Conhecendo os riscos dos agrotóxicos, a professora de tai chi chuan Maria Luiza Hourneaux Affonso, de Santo André, no ABC paulista, optou por uma alimentação agroecológica há mais de 30 anos. E ganhou saúde. Antes, ao fazer exames para doar um rim para o pai, soube que tinha o mesmo problema. A doença, que atinge todos os familiares, evolui para a insuficiência renal, que exige sessões de hemodiálise e posterior transplante. “Como os filtros do meu organismo estavam comprometidos, eu não poderia continuar ingerindo venenos. Deixei de consumir alimentos com agrotóxicos, cortei carne, e convivo até hoje com meus rins.” Segundo conta, nunca precisou fazer hemodiálise. Um primo bem mais novo não teve essa preocupação e está na fila do transplante.
No final de 2011, a Comissão de Seguridade Social da Câmara aprovou relatório sobre o uso de agrotóxicos. De acordo com o texto do relator, padre João (João Carlos Siqueira, PT-MG), esses produtos são beneficiados pela redução de ICMS e isenção de IPI para vários ingredientes ativos perigosos e de recolhimentos para o PIS/Pasep e Cofins. Há ainda benefícios estaduais, como no Ceará, onde a isenção chega a 100%. Já a produção agroecológica, com métodos alternativos para o controle de pragas e doenças, não tem incentivos.

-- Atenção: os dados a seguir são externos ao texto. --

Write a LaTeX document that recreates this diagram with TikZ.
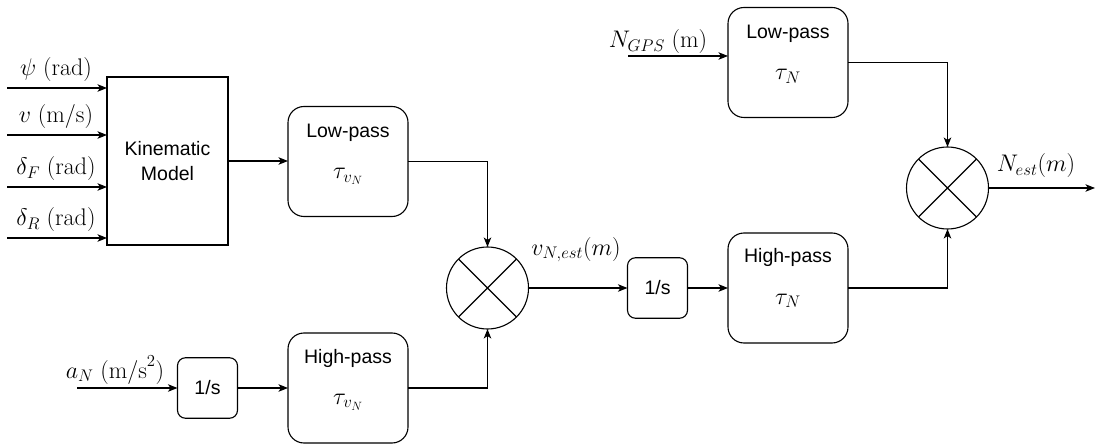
\RequirePackage{fix-cm}
\documentclass[tikz,border=0pt]{standalone}
\usepackage{fontspec}
\setsansfont{Liberation Sans}
\usetikzlibrary{arrows.meta,calc}
\tikzset{
  x=1pt, y=-1pt,
  every node/.style={inner sep=0pt, outer sep=0pt},
  ln/.style={line width=1.1pt},
  arr/.style={ln, -{Stealth[length=9.5pt,width=7.5pt,inset=2.5pt]}},
  bigbox/.style={draw, line width=1.1pt, rounded corners=16pt, minimum width=120pt, minimum height=110pt},
  intbox/.style={draw, line width=1.1pt, rounded corners=8pt, minimum width=60pt, minimum height=60.5pt,
     font=\sffamily\fontsize{19.5}{23}\selectfont},
  kmbox/.style={draw, line width=1.1pt, minimum width=121pt, minimum height=168pt, align=center,
     font=\sffamily\fontsize{19.5}{24.5}\selectfont},
  sumnode/.style={draw, line width=1.1pt, circle, minimum size=82pt},
  sftxt/.style={font=\sffamily\fontsize{19.5}{23}\selectfont, anchor=base},
  mtxt/.style={font=\fontsize{24}{28}\selectfont, anchor=base},
}
\begin{document}
\begin{tikzpicture}
\useasboundingbox (0,0) rectangle (1097,446);
% blocks
\node[kmbox] (km) at (167.5,161) {Kinematic\\Model};
\node[bigbox] (lp1) at (348,161.5) {};
\node[bigbox] (hp1) at (348,388) {};
\node[intbox] (int1) at (207.5,388) {1/s};
\node[sumnode] (sum1) at (487.5,288) {};
\node[intbox] (int2) at (657.5,288) {1/s};
\node[bigbox] (hp2) at (788,288) {};
\node[bigbox] (lp2) at (788,62.5) {};
\node[sumnode] (sum2) at (947.5,188) {};
% box texts
\node[sftxt] (lp1a) at ($(lp1.north)+(0,31)$) {Low-pass};
\node[mtxt] (lp1b) at ($(lp1.north)+(0,72)$) {$\tau_{v_N}$};
\node[sftxt] (hp1a) at ($(hp1.north)+(0,30)$) {High-pass};
\node[mtxt] (hp1b) at ($(hp1.north)+(0,71)$) {$\tau_{v_N}$};
\node[sftxt] (hp2a) at ($(hp2.north)+(0,30)$) {High-pass};
\node[mtxt] (hp2b) at ($(hp2.north)+(0,71)$) {$\tau_N$};
\node[sftxt] (lp2a) at ($(lp2.north)+(0,31)$) {Low-pass};
\node[mtxt] (lp2b) at ($(lp2.north)+(0,72)$) {$\tau_N$};
% crosses
\draw[ln] (sum1.north west) -- (sum1.south east) (sum1.north east) -- (sum1.south west);
\draw[ln] (sum2.north west) -- (sum2.south east) (sum2.north east) -- (sum2.south west);
% inputs
\coordinate (i1) at (7,88);
\coordinate (i2) at (7,135);
\coordinate (i3) at (7,187);
\coordinate (i4) at (7,238);
\coordinate (ia) at (77,388);
\coordinate (ig) at (628,56);
\coordinate (out) at (1095,188);
\draw[arr] (i1) -- (i1 -| km.west);
\draw[arr] (i2) -- (i2 -| km.west);
\draw[arr] (i3) -- (i3 -| km.west);
\draw[arr] (i4) -- (i4 -| km.west);
\node[mtxt] (l1) at (56,76) {$\psi\;(\mathrm{rad})$};
\node[mtxt] (l2) at (56,123) {$v\;(\mathrm{m/s})$};
\node[mtxt] (l3) at (56,175) {$\delta_F\;(\mathrm{rad})$};
\node[mtxt] (l4) at (56,226) {$\delta_R\;(\mathrm{rad})$};
\node[mtxt] (la) at (115,378) {$a_N\;(\mathrm{m/s}^2)$};
\node[mtxt] (lg) at (658,48) {$N_{GPS}\;(\mathrm{m})$};
\node[mtxt] (lv) at (576,255) {$v_{N,est}(m)$};
\node[mtxt] (ln) at (1036,172) {$N_{est}(m)$};
% connectors
\draw[arr] (km.east) -- (km.east -| lp1.west);
\draw[arr] (lp1.east) -| (sum1.north);
\draw[arr] (ia) -- (int1.west);
\draw[arr] (int1.east) -- (hp1.west);
\draw[arr] (hp1.east) -| (sum1.south);
\draw[arr] (sum1.east) -- (int2.west);
\draw[arr] (int2.east) -- (hp2.west);
\draw[arr] (hp2.east) -| (sum2.south);
\draw[arr] (ig) -- (ig -| lp2.west);
\draw[arr] (lp2.east) -| (sum2.north);
\draw[arr] (sum2.east) -- (out);
\end{tikzpicture}
\end{document}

Mesmo assim, há pequenos agricultores que romperam com o sistema que os obriga a comprar sementes, inclusive transgênicas, e pesticidas como condição para o acesso ao crédito. Muitos trabalham para produzir alimentos livres de veneno. Em Linhares, no Espírito Santo, os familiares de Ana Cristina Soprani e Elias Alves dos Santos deixaram para trás a monocultura do café praticada por mais de duas décadas. Nos últimos 12 anos, se organizaram para o retorno a uma produção diversificada. Tiveram de recuperar o solo degradado, frequentar reuniões e cursos de agroecologia. Hoje produzem feijão, milho, mandioca, café, banana, laranja, abóbora, quiabo, jiló, maxixe, mamão e coco verde, além de doces e pães caseiros. Ao todo, são comercializados 1.600 quilos de alimentos toda semana. “Não queremos selo para agregar valor à nossa produção, mas oferecer à classe trabalhadora o mesmo alimento saudável que está na nossa mesa”, diz Ana Cristina.

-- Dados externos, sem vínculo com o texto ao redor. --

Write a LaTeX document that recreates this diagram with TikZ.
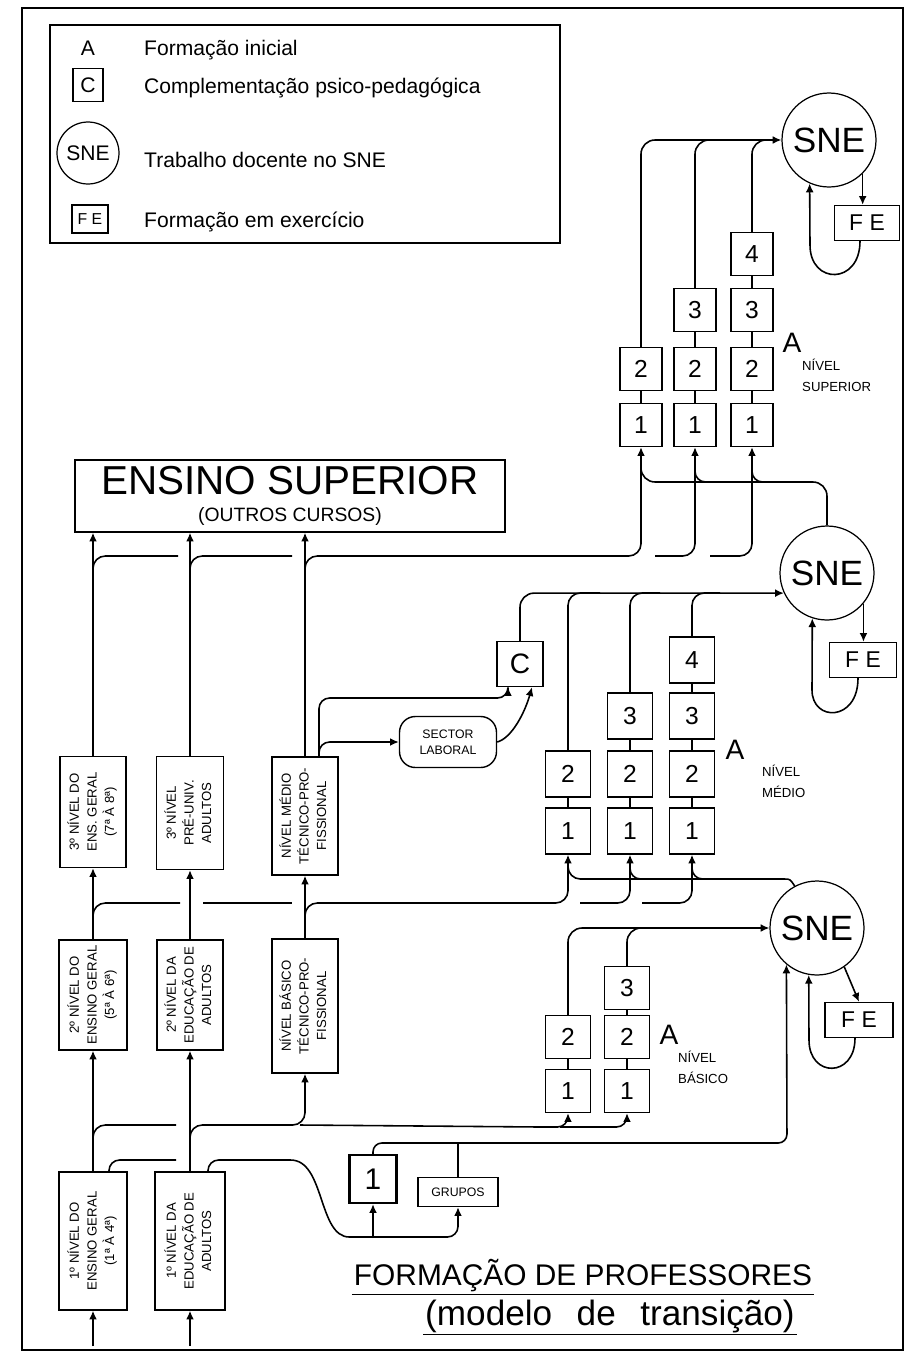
\documentclass[tikz,border=0pt]{standalone}
\usepackage{graphicx}
\usepackage{fontspec}
\setmainfont{Liberation Sans}
\usetikzlibrary{arrows.meta, calc}

\newcommand{\fsz}[1]{\fontsize{#1}{#1}\selectfont}
\newcommand{\uptext}[1]{\rotatebox{90}{\begin{tabular}{@{}c@{}}#1\end{tabular}}}

\tikzset{
  frame/.style={rectangle, draw, line width=1.1pt},
  lvlbox/.style={
    rectangle, draw, line width=0.8pt, inner sep=1pt,
    font=\fontsize{7.5}{10}\selectfont
  },
  unit/.style={
    rectangle, draw, line width=0.8pt, minimum width=0.88cm, minimum height=0.88cm,
    inner sep=0pt, font=\fsz{14}
  },
  sne/.style={
    circle, draw, line width=0.7pt, minimum size=1.88cm, inner sep=0pt,
    font=\fsz{20}
  },
  fe/.style={
    rectangle, draw, line width=0.8pt, minimum width=1.34cm, minimum height=0.7cm,
    inner sep=0pt, font=\fsz{13}
  },
  atag/.style={font=\fsz{16}},
  ntag/.style={anchor=west, align=left, font=\fontsize{7.5}{12}\selectfont},
  legtext/.style={anchor=west, font=\fsz{12}},
  link/.style={line width=0.9pt},
  arr/.style={-{Latex[length=5pt,width=4.5pt]}, line width=0.9pt}
}

\begin{document}
\begin{tikzpicture}[x=0.02cm, y=-0.02cm]
  \useasboundingbox (0,0) rectangle (906,1356);
  \node[frame, minimum width=17.62cm, minimum height=26.84cm] (frame) at (462.5,679) {};

  % legend
  \node[draw, line width=0.8pt, minimum width=10.2cm, minimum height=4.36cm] (legend) at (305,134) {};
  \node[font=\fsz{12}] (legA) at (88,48) {A};
  \node[unit, minimum width=0.6cm, minimum height=0.66cm, font=\fsz{12}] (legC) at (88,85) {C};
  \node[sne, minimum size=1.24cm, font=\fsz{12}] (legS) at (88,153) {SNE};
  \node[fe, minimum width=0.72cm, minimum height=0.56cm, font=\fsz{9}] (legF) at (90,219) {F E};
  \node[legtext] (legtA) at (138,50) {Formação inicial};
  \node[legtext] (legtC) at (138,88) {Complementação psico-pedagógica};
  \node[legtext] (legtS) at (138,160) {Trabalho docente no SNE};
  \node[legtext] (legtF) at (138,222) {Formação em exercício};

  % ensino superior
  \node[draw, line width=0.8pt, minimum width=8.6cm, minimum height=1.44cm, inner sep=2pt, align=center] (es) at (290,496)
    {{\fsz{23}ENSINO SUPERIOR}\\[3pt]{\fsz{11}(OUTROS CURSOS)}};

  % levels of the system
  \node[lvlbox, minimum width=1.36cm, minimum height=2.76cm] (g1) at (93,1241)
    {\uptext{1º NÍVEL DO\\ENSINO GERAL\\(1ª À 4ª)}};
  \node[lvlbox, minimum width=1.4cm, minimum height=2.76cm] (a1) at (190,1241)
    {\uptext{1º NÍVEL DA\\EDUCAÇÃO DE\\ADULTOS}};
  \node[lvlbox, minimum width=1.36cm, minimum height=2.2cm] (g2) at (93,995)
    {\uptext{2º NÍVEL DO\\ENSINO GERAL\\(5ª À 6ª)}};
  \node[lvlbox, minimum width=1.32cm, minimum height=2.2cm] (a2) at (190,995)
    {\uptext{2º NÍVEL DA\\EDUCAÇÃO DE\\ADULTOS}};
  \node[lvlbox, minimum width=1.32cm, minimum height=2.68cm] (tb) at (305,1006)
    {\uptext{NÍVEL BÁSICO\\TÉCNICO-PRO-\\FISSIONAL}};
  \node[lvlbox, minimum width=1.32cm, minimum height=2.22cm] (g3) at (93,812)
    {\uptext{3º NÍVEL DO\\ENS. GERAL\\(7ª À 8ª)}};
  \node[lvlbox, minimum width=1.34cm, minimum height=2.26cm] (pu) at (190,813)
    {\uptext{3º NÍVEL\\PRÉ-UNIV.\\ADULTOS}};
  \node[lvlbox, minimum width=1.32cm, minimum height=2.36cm] (tm) at (305,816)
    {\uptext{NÍVEL MÉDIO\\TÉCNICO-PRO-\\FISSIONAL}};

  % nivel superior
  \node[unit, minimum width=0.84cm, minimum height=0.86cm] (su11) at (641,425) {1};
  \node[unit, minimum width=0.84cm, minimum height=0.86cm] (su12) at (641,369) {2};
  \node[unit, minimum width=0.84cm, minimum height=0.86cm] (su21) at (695,425) {1};
  \node[unit, minimum width=0.84cm, minimum height=0.86cm] (su22) at (695,369) {2};
  \node[unit, minimum width=0.84cm, minimum height=0.86cm] (su23) at (695,310) {3};
  \node[unit, minimum width=0.84cm, minimum height=0.86cm] (su31) at (752,425) {1};
  \node[unit, minimum width=0.84cm, minimum height=0.86cm] (su32) at (752,369) {2};
  \node[unit, minimum width=0.84cm, minimum height=0.86cm] (su33) at (752,310) {3};
  \node[unit, minimum width=0.84cm, minimum height=0.86cm] (su34) at (752,254) {4};
  \node[atag] (aS) at (792,343) {A};
  \node[ntag] (nS) at (796,375) {NÍVEL\\SUPERIOR};

  % nivel medio
  \node[unit, minimum width=0.9cm, minimum height=0.92cm] (me11) at (568,831) {1};
  \node[unit, minimum width=0.9cm, minimum height=0.92cm] (me12) at (568,774) {2};
  \node[unit, minimum width=0.9cm, minimum height=0.92cm] (me21) at (630,831) {1};
  \node[unit, minimum width=0.9cm, minimum height=0.92cm] (me22) at (630,774) {2};
  \node[unit, minimum width=0.9cm, minimum height=0.92cm] (me23) at (630,716) {3};
  \node[unit, minimum width=0.9cm, minimum height=0.92cm] (me31) at (692,831) {1};
  \node[unit, minimum width=0.9cm, minimum height=0.92cm] (me32) at (692,774) {2};
  \node[unit, minimum width=0.9cm, minimum height=0.92cm] (me33) at (692,716) {3};
  \node[unit, minimum width=0.9cm, minimum height=0.92cm] (me34) at (692,660) {4};
  \node[atag] (aM) at (735,750) {A};
  \node[ntag] (nM) at (756,781) {NÍVEL\\MÉDIO};

  % nivel basico
  \node[unit, minimum width=0.9cm, minimum height=0.86cm] (ba11) at (568,1091) {1};
  \node[unit, minimum width=0.9cm, minimum height=0.86cm] (ba12) at (568,1037) {2};
  \node[unit, minimum width=0.9cm, minimum height=0.86cm] (ba21) at (627,1091) {1};
  \node[unit, minimum width=0.9cm, minimum height=0.86cm] (ba22) at (627,1037) {2};
  \node[unit, minimum width=0.9cm, minimum height=0.86cm] (ba23) at (627,988) {3};
  \node[atag] (aB) at (669,1035) {A};
  \node[ntag] (nB) at (672,1067) {NÍVEL\\BÁSICO};

  \foreach \p/\q in {su11/su12, su21/su22, su22/su23, su31/su32, su32/su33, su33/su34,
                     me11/me12, me21/me22, me22/me23, me31/me32, me32/me33, me33/me34,
                     ba11/ba12, ba21/ba22, ba22/ba23}
    \draw[line width=0.7pt] (\p) -- (\q);

  % other boxes
  \node[unit, minimum width=0.92cm, minimum height=0.9cm, font=\fsz{16}] (cpp) at (520,664) {C};
  \node[draw, line width=0.8pt, rounded corners=9pt, minimum width=1.94cm, minimum height=1.02cm,
        align=center, font=\fontsize{7}{9}\selectfont] (lab) at (448,742) {SECTOR\\LABORAL};
  \node[unit, line width=1.3pt, minimum width=0.94cm, minimum height=0.96cm, font=\fsz{17}] (ini) at (373,1179) {1};
  \node[draw, line width=0.8pt, minimum width=1.6cm, minimum height=0.58cm, font=\fsz{7}] (grp) at (458,1192) {GRUPOS};

  % SNE and FE
  \node[sne] (sne1) at (829,140) {SNE};
  \node[sne] (sne2) at (827,573) {SNE};
  \node[sne] (sne3) at (817,928) {SNE};
  \node[fe, minimum width=1.3cm] (fe1) at (867,223) {F E};
  \node[fe] (fe2) at (863,660) {F E};
  \node[fe, minimum width=1.36cm] (fe3) at (859,1020) {F E};

  % title
  \node[font=\fsz{17}, inner sep=1pt] (ttl) at (583,1276) {FORMAÇÃO DE PROFESSORES};
  \node[font=\fsz{20}, inner sep=1pt] (sub) at (610,1316) {(modelo\hspace{0.7em}de\hspace{0.7em}transição)};
  \draw[line width=0.9pt] (ttl.south west) -- (ttl.south east);
  \draw[line width=0.9pt] (sub.south west) -- (sub.south east);

  % entries and level to level
  \coordinate (in1) at (93,1346);
  \coordinate (in2) at (190,1346);
  \draw[arr] (in1) -- (g1.south);
  \draw[arr] (in2) -- (a1.south);
  \draw[arr] (g1) -- (g2);
  \draw[arr] (a1) -- (a2);
  \draw[arr] (g2) -- (g3);
  \draw[arr] (a2) -- (pu);
  \draw[arr] (tb) -- (tm);
  \draw[arr] (g3.north) -- (g3.north |- es.south);
  \draw[arr] (pu.north) -- (pu.north |- es.south);
  \draw[arr] (tm.north) -- (tm.north |- es.south);

  % from 1st level
  \draw[link, rounded corners=7pt] ($(g1.north)+(0,-24)$) |- (176,1125);
  \draw[arr, rounded corners=7pt] ($(a1.north)+(0,-30)$) |- (305,1125) -- (tb.south);
  \draw[link] (300,1125) -- (540,1127);
  \draw[arr, rounded corners=6pt] (540,1127) -| (ba11.south);
  \draw[arr, rounded corners=6pt] (560,1127) -| (ba21.south);
  \draw[link, rounded corners=6pt] ($(g1.north)+(16,0)$) |- (176,1160);
  \draw[arr, rounded corners=6pt] ($(a1.north)+(18,0)$) |- (280,1160)
    .. controls (325,1160) and (318,1237) .. (360,1237) -- (458,1237) -- (grp.south);
  \draw[arr] ($(ini.south)+(0,34)$) -- (ini.south);
  \draw[arr, rounded corners=5pt] (ini.north) |- (787,1143) -- (sne3.-130);
  \draw[link] (grp.north) -- (458,1143);

  % from 2nd level
  \draw[link, rounded corners=7pt] ($(g2.north)+(0,-16)$) |- (180,903);
  \draw[link] (203,903) -- (292,903);
  \draw[arr, rounded corners=7pt] ($(tb.north)+(0,-16)$) |- (568,903) -- (me11.south);
  \draw[arr, rounded corners=7pt] (580,903) -| (me21.south);
  \draw[arr, rounded corners=7pt] (642,903) -| (me31.south);
  \draw[link, rounded corners=7pt] (sne3.118) .. controls (790,879) .. (772,879) -- (568,879) -- (568,866);
  \draw[link, rounded corners=6pt] (630,866) |- (645,879);
  \draw[link, rounded corners=6pt] (692,866) |- (707,879);

  % from 3rd level
  \draw[link, rounded corners=7pt] ($(g3.north |- es.south)+(0,43)$) |- (178,556);
  \draw[link, rounded corners=7pt] ($(pu.north |- es.south)+(0,40)$) |- (292,556);
  \draw[arr, rounded corners=7pt] ($(tm.north |- es.south)+(0,40)$) |- (641,556) -- (su11.south);
  \draw[arr, rounded corners=7pt] (655,556) -| (su21.south);
  \draw[arr, rounded corners=7pt] (710,556) -| (su31.south);
  \draw[link, rounded corners=8pt] (sne2.north) |- (641,482) -- (641,462);
  \draw[link, rounded corners=6pt] (695,465) |- (710,482);
  \draw[link, rounded corners=6pt] (752,465) |- (767,482);

  % medio tecnico to C and sector laboral
  \draw[arr, rounded corners=6pt] ($(tm.north)+(14,0)$) |- (508,698) -- ([xshift=-0.24cm]cpp.south);
  \draw[arr, rounded corners=6pt] ($(tm.north)+(14,0)$) |- (lab.west);
  \draw[arr] (lab.east) .. controls (512,738) and (525,712) .. ([xshift=0.24cm]cpp.south);

  % into the SNE
  \draw[arr, rounded corners=8pt] (su12.north) |- (sne1.west);
  \draw[link, rounded corners=8pt] (su23.north) |- (720,140);
  \draw[link, rounded corners=8pt] (su34.north) |- (778,140);
  \draw[arr, rounded corners=8pt] (cpp.north) |- (sne2.205);
  \draw[link, rounded corners=7pt] (me12.north) |- (600,593);
  \draw[link, rounded corners=7pt] (me23.north) |- (660,593);
  \draw[link, rounded corners=7pt] (me34.north) |- (720,593);
  \draw[arr, rounded corners=8pt] (ba12.north) |- (sne3.west);
  \draw[link, rounded corners=8pt] (ba23.north) |- (655,928);

  % formacao em exercicio
  \draw[arr] (sne1.-45) -- (sne1.-45 |- fe1.north);
  \draw[arr] ([xshift=-0.14cm]fe1.south) .. controls (860,285) and (810,285) .. (810,245) -- (sne1.-114);
  \draw[arr] (sne2.-40) -- (sne2.-40 |- fe2.north);
  \draw[arr] ([xshift=-0.1cm]fe2.south) .. controls (858,722) and (812,722) .. (812,690) -- (sne2.-108);
  \draw[arr] (sne3.-55) -- (fe3.north);
  \draw[arr] ([xshift=-0.08cm]fe3.south) .. controls (855,1078) and (809,1078) .. (809,1040) -- (sne3.-100);
\end{tikzpicture}
\end{document}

Em Nova Santa Rita (RS), a Cooperativa dos Trabalhadores Assentados da Região de Porto Alegre já comercializa arroz branco, integral e parboilizado. A safra deste ano está prevista em 280 mil sacas. São 417 famílias, de 16 assentamentos, cultivando 3.993 hectares de arroz ecológico. Para o produtor Emerson José Giacomelli, essas famílias poupam o meio ambiente de agressões químicas. “O arroz tradicional utiliza muito inseticida, adubo, fertilizante e ureia, que contaminam a água dos arrozais e, depois, os córregos para onde correm.” Outro diferencial, segundo ele, é o preço. Como as famílias controlam desde a produção das sementes até a distribuição, os produtores vendem mais barato e têm melhor renda.
Para a agrônoma Nívia Regina da Silva, do Movimento dos Trabalhadores Rurais Sem Terra (MST), é possível alimentar toda a população sem agrotóxicos. Isso, porém, exige mudanças no campo, hoje marcado pela concentração de terra, monocultura de produtos para exportação e uso de sementes modificadas, fertilizantes e pesticidas. “A luta do pequeno agricultor, que realmente produz alimentos, é enorme. Ele é obrigado a comprar sementes que não brotam, que exigem a presença de agroquímicos, os quais, por sua vez, exigem sementes melhores. É um círculo vicioso. Se não mudarmos essa forma de produção, teremos um país doente.”